- Poster
- Directed by: Guru Dhanapal
- Written by: Guru Dhanapal
- Produced by: G. Seethalaxmi
- Starring: Sathyaraj; Ravali;
- Cinematography: D. Shankar
- Edited by: P. Sai Suresh
- Music by: Deva
- Production company: Guru Film International
- Release date: 30 October 1997;
- Running time: 150 minutes
- Country: India
- Language: Tamil

= Periya Manushan =

Periya Manushan is a 1997 Indian Tamil-language comedy film directed by Guru Dhanapal. The film stars Sathyaraj and Ravali. It was released on 30 October 1997.

== Plot ==

Ramakrishnan (Sathyaraj) has two wives. Sivagami (Ambika), his first wife, is sterile while Parvathi (Kovai Sarala), his second wife, has a daughter, Indhu (Ravali). Indhu falls in love with, Ramakrishnan's nephew, Subramani (Sathyaraj).

== Production ==
Ravali replaced Shruti in the lead role of the film.

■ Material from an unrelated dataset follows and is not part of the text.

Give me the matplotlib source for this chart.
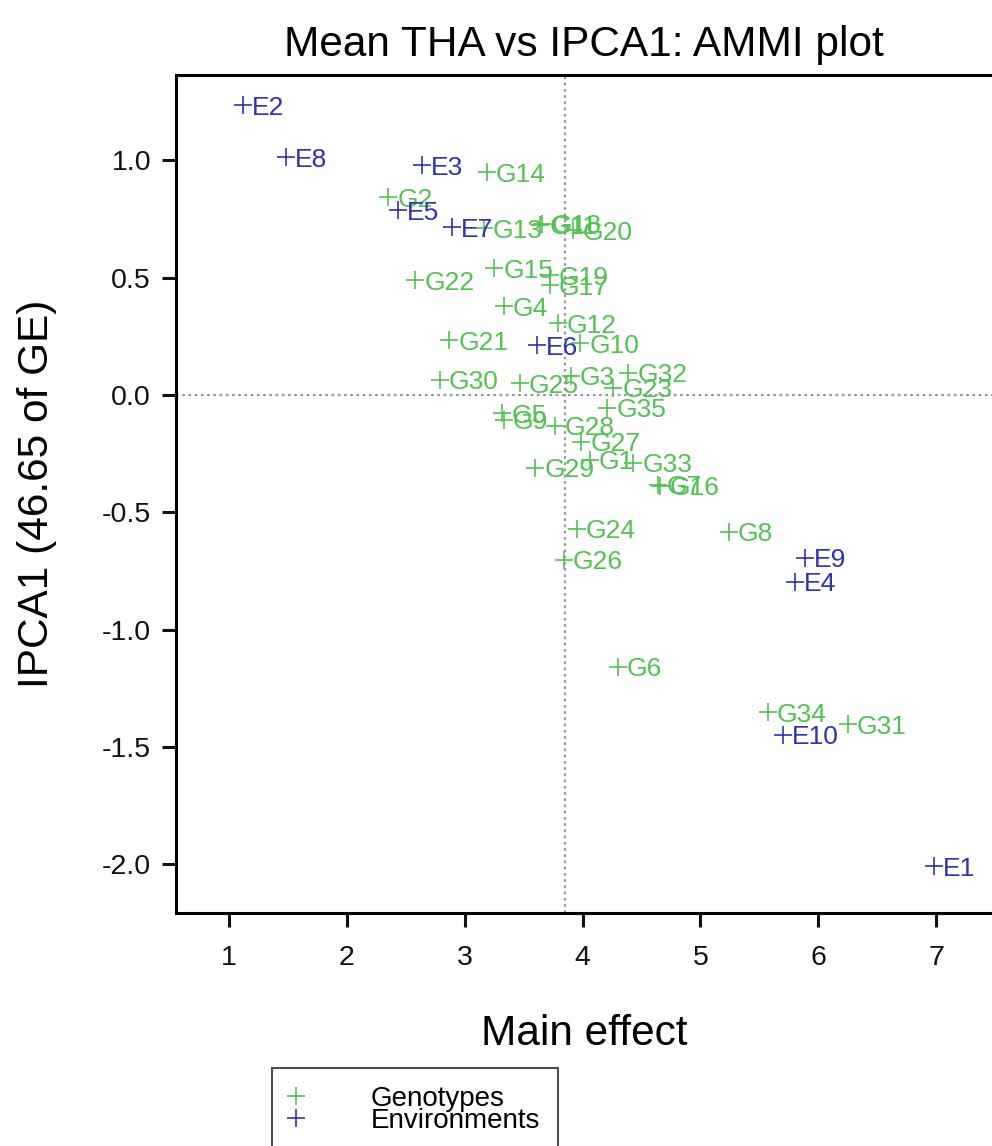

A song sequence with two hundred boats carrying light of thousands of lamps with actors and hundred junior artists was shot at forest of Chalakudy.

== Soundtrack ==

The soundtrack were composed by Deva.

| Song | Singer(s) | Lyrics | Duration |
| "Arabia Eecham Pazhame" | Mano, K. S. Chithra | Kalidasan | 5:25 |
| "Vaalapaari Chinna" | Anuradha Sriram, Mano | Palani Bharathi | 5:00 |
| "Thuli Thuli Pani Thuli" | Hariharan, K. S. Chithra | Kalidasan | 4:53 |
| "Oh Mama" | K. S. Chithra, Mano | 4:55 |
| "Thrissur Ther Azhage" | K. J. Yesudas, Deva | Vaali | 5:23 |

== Release and reception ==
Periya Manushan was released on 30 October 1997 on the eve of Diwali. The film did not perform well at the box office. Manivannan won the Cinema Express Award for Best Comedian.